The edge object contains:
1. The graph it belongs to
2. Its index
3. A dictionary that contains its attributes

While not shown explicitly, edges have source and target methods that return vertex indices 

In [None]:
#pulling the source nodes
[e.source for e in g.es]

In [None]:
#pulling the vertex object from target nodes
[g.vs(e.target)[0] for e in g.es]

### Understanding the graph

In [None]:
#printing a graph gives you some an overview of it
print(g)

The igraph print provides you with:

1. A summary of the graph object
    * Whether the edges are (**D**)irected or (**U**)ndirected
    * If the nodes are (**N**)amed
    * If the edges are (**W**)eighted
    * If it has a (**T**)ype (for bipartite graphs)
    * The number of nodes
    * The number of edges
    * The name of the graph
2. Attributes of the (**g**)raph, (**v**)ertices, and (**e**)dges
3. The first few edges in the edge lsit.

In [None]:
#if you just want the summary and attributes
igraph.summary(g)

### Editing the graph

If we delete all the edges, we have a null graph

In [None]:
#delete edges or vertices by providing a list of edge indices to delete
g.delete_vertices([0,1,2,3])
g.delete_edges(range(0, g.ecount()))
print(g)

We can rebuild the edges

In [None]:
#II you're working on a named graph, thne a list of names will work in place of a number of vertices
g.add_vertices(play_names)
g.vs["age"] = play_ages
g.vs["gender"] = play_genders

#If you're working on a named graph, then a list of named pairs will work in place of the indices
g.add_edges([(play_names[0],play_names[1]),
             (play_names[0],play_names[2]),
             (play_names[2],play_names[3])])

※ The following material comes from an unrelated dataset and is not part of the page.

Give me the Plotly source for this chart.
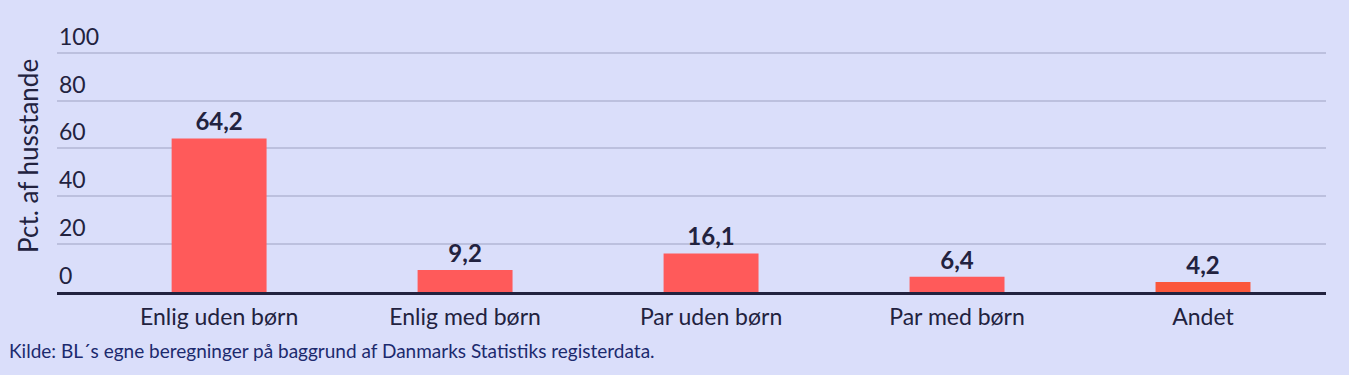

g.es["ref"] = [str(g.vs(e.source)['name'][0])+ 
               "_" + 
               str(g.vs(e.target)['name'][0]) for e in g.es]

#the attributes method pulls only the edge/vertex attributles
[e.attributes() for e in g.es]

In [None]:
#if you want to remove an attribute, then the del function works
del g.es["friendship_strength"]

[e.attributes() for e in g.es]

## 3. Querying the graph

Vertices and edges can by using the **select** method. It filters down the vertex or edge sequence to match the variable with the provided parameter 

In [None]:
#select method accepts 
Claire = g.vs.select(name = "Claire")
[v.attributes() for v in Claire]

If we want a bolean operation (not a direct match), then we need to append the following to the attribute we are querying for:

* **eq:** equal to
* **ne:** not equal to
* **lt:** less than
* **gt:** greater than
* **le:** less than or equal to
* **ge:** greater than or equal to
* **in:** checks if the value of an attribute is in a given list
* **notin:** checks if the value of an attribute is not in a given list


In [None]:
teen = g.vs.select(age_lt = 20)
print("'teen' vertices")
print([v.attributes() for v in teen])

Alice_Bob = g.vs.select(name_in = ['Bob', 'Alice'])
print("\n'Alice_Bob' vertices")
print([v.attributes() for v in Alice_Bob])

Edge sequences have additional boolean parameters:
* **_source_in** or {**_from_in**} means the source vertex of an edge.
* **_target_in** or {**_to_in**} means the target vertex of an edge.
* **_within** ignores the operator and checks whether both endpoints of the edge lie within a specified set.
* **_between** ignores the operator and checks whether one endpoint of the edge lies within a specified set and the other endpoint lies within another specified set. The two sets must be given as a tuple. 

In [None]:
print("For '_source_in' we want edges that start with the following indices: " + str(Claire.indices) + '\n')

[e.attributes() for e in g.es.select(_source_in = Claire.indices)]

In [None]:
print("For '_target_in' we want edges that start with the following indices: " + str(Claire.indices) + '\n')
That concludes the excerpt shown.